O desequilíbrio entre os poderes aumentou ainda mais em junho de 2019,  sob a Presidência de Jair Bolsonaro. Na ocasião, o Congresso aprovou outra PEC incluindo na Constituição a obrigatoriedade de o governo pagar também as emendas de bancada – propostas de autoria das bancadas estaduais no Congresso Nacional relativa a matérias de interesse de cada Estado ou do Distrito Federal.

Cresceu ainda mais o poder dos congressistas de distribuir recursos públicos sem que, paradoxalmente, sejam responsáveis pelos resultados das políticas feitas com esse dinheiro.

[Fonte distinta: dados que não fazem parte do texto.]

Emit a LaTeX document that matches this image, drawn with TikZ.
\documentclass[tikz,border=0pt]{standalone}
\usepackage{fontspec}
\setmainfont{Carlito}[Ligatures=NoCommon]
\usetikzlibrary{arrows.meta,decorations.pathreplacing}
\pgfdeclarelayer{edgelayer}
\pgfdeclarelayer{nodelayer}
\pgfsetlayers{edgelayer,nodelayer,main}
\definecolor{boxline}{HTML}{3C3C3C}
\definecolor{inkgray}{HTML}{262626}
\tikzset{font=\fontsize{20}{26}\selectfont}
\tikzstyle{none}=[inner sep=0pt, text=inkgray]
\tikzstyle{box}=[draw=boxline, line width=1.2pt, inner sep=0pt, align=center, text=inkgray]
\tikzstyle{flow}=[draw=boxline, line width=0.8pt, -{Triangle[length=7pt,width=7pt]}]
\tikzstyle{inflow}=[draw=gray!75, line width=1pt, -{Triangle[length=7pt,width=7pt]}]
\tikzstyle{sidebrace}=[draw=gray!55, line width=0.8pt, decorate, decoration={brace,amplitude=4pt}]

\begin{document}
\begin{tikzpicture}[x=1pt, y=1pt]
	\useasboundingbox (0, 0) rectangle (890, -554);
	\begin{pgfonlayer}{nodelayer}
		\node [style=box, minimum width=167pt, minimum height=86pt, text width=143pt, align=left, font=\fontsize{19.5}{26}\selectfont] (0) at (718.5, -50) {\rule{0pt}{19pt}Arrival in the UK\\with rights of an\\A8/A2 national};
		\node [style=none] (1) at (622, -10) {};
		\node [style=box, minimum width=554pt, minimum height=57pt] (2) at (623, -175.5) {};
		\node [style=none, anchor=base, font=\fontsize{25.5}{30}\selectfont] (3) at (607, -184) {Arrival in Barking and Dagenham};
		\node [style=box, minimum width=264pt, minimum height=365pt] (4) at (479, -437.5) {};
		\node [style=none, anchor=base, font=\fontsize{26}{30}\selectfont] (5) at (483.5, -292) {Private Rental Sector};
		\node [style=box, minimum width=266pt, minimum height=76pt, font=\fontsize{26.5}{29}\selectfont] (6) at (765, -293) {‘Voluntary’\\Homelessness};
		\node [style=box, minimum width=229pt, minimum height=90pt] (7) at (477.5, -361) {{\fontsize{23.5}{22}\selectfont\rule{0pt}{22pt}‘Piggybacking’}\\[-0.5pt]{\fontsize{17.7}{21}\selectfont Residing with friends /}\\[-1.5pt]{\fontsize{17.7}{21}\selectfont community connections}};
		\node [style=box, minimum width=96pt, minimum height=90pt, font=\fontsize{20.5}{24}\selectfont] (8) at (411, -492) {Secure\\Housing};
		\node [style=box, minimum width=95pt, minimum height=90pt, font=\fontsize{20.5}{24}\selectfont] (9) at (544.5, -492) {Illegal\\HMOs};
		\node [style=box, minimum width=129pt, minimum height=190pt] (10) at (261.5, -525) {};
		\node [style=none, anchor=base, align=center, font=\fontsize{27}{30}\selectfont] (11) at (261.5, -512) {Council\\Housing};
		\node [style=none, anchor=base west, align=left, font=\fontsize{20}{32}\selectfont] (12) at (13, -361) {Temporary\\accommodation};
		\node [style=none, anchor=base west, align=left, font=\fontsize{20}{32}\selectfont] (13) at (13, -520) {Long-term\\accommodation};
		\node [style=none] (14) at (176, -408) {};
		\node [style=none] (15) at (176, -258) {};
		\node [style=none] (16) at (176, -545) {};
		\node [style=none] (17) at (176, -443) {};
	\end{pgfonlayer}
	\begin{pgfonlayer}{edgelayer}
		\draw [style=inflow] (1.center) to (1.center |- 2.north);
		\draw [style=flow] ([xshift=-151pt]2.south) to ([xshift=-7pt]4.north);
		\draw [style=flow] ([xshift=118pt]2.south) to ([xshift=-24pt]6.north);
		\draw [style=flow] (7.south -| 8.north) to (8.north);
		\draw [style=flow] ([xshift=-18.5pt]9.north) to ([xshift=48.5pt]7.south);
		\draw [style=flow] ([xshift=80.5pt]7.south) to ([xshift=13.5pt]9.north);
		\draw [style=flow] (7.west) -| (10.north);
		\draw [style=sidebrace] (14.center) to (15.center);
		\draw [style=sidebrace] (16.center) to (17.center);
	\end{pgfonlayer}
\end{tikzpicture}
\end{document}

Segundo Cláudio Couto, professor da FGV SP, todas essas mudanças levaram a um outro tipo de presidencialismo. “Algo que eu chamaria de governo congressual”, diz ele. “Esse novo presidencialismo fez pender o eixo para o lado do Congresso, produzindo um balanço de poder distinto, com o Legislativo muito mais poderoso, capaz de resistir (ou mesmo se opor) à agenda presidencial, fazendo avançar sua própria agenda, seja ela pulverizada, no varejo ou mais estruturada”.

Segundo Couto, os parlamentares não têm capacidade, organicidade e um entendimento programático mais geral do país para construir uma agenda mais estruturada. “Atuam no varejo de seus interesses paroquiais e, quando muito, no atacarejo de seus interesses setoriais” Já Lula, diz o professor, “sem maioria, com um Congresso tão à direita e com menos margem de manobra para negociar (já que não tem mais as moedas de liberar ou não os gastos para as emendas individuais e de bancada), fica sem força para peitar o congresso no caso das emendas de comissão, que acabaram virando o sucedâneo das emendas de relator”.

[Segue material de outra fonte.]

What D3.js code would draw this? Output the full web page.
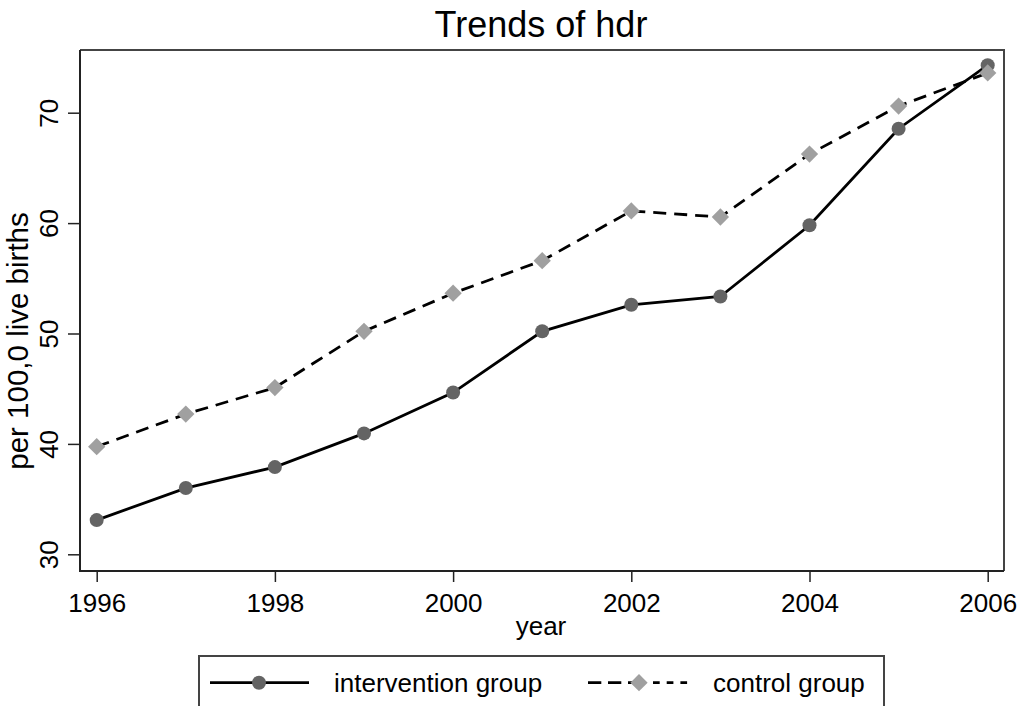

Couto referiu-se às emendas do Congresso que ainda não são impositivas: as de comissão e as de relator. Diz ele que a hipertrofia do Congresso constrange o governo a pagar até mesmo essas duas, não obrigatórias. Na semana passada, Lula esboçou uma reação ao reduzir, de R$ 16,6 bilhões para R$ 11 bilhões, os gastos das emendas de comissão. Ocorre que os
R$ 11 bilhões já superam os R$ 8 bilhões liberados em 2023. Ou seja, Lula aumentou em R$ 3 bilhões a liberação desse dinheiro, que nem obrigatório é, fazendo parecer que reduziu a conta.

Aonde tudo isso vai parar? Como retomar uma certa razoabilidade orçamentária? Diz Cláudio Couto: “é o que eu venho dizendo com relação a todas essas mudanças nos últimos anos: o gênio saiu da lâmpada. Quem vai colocá-lo de volta?”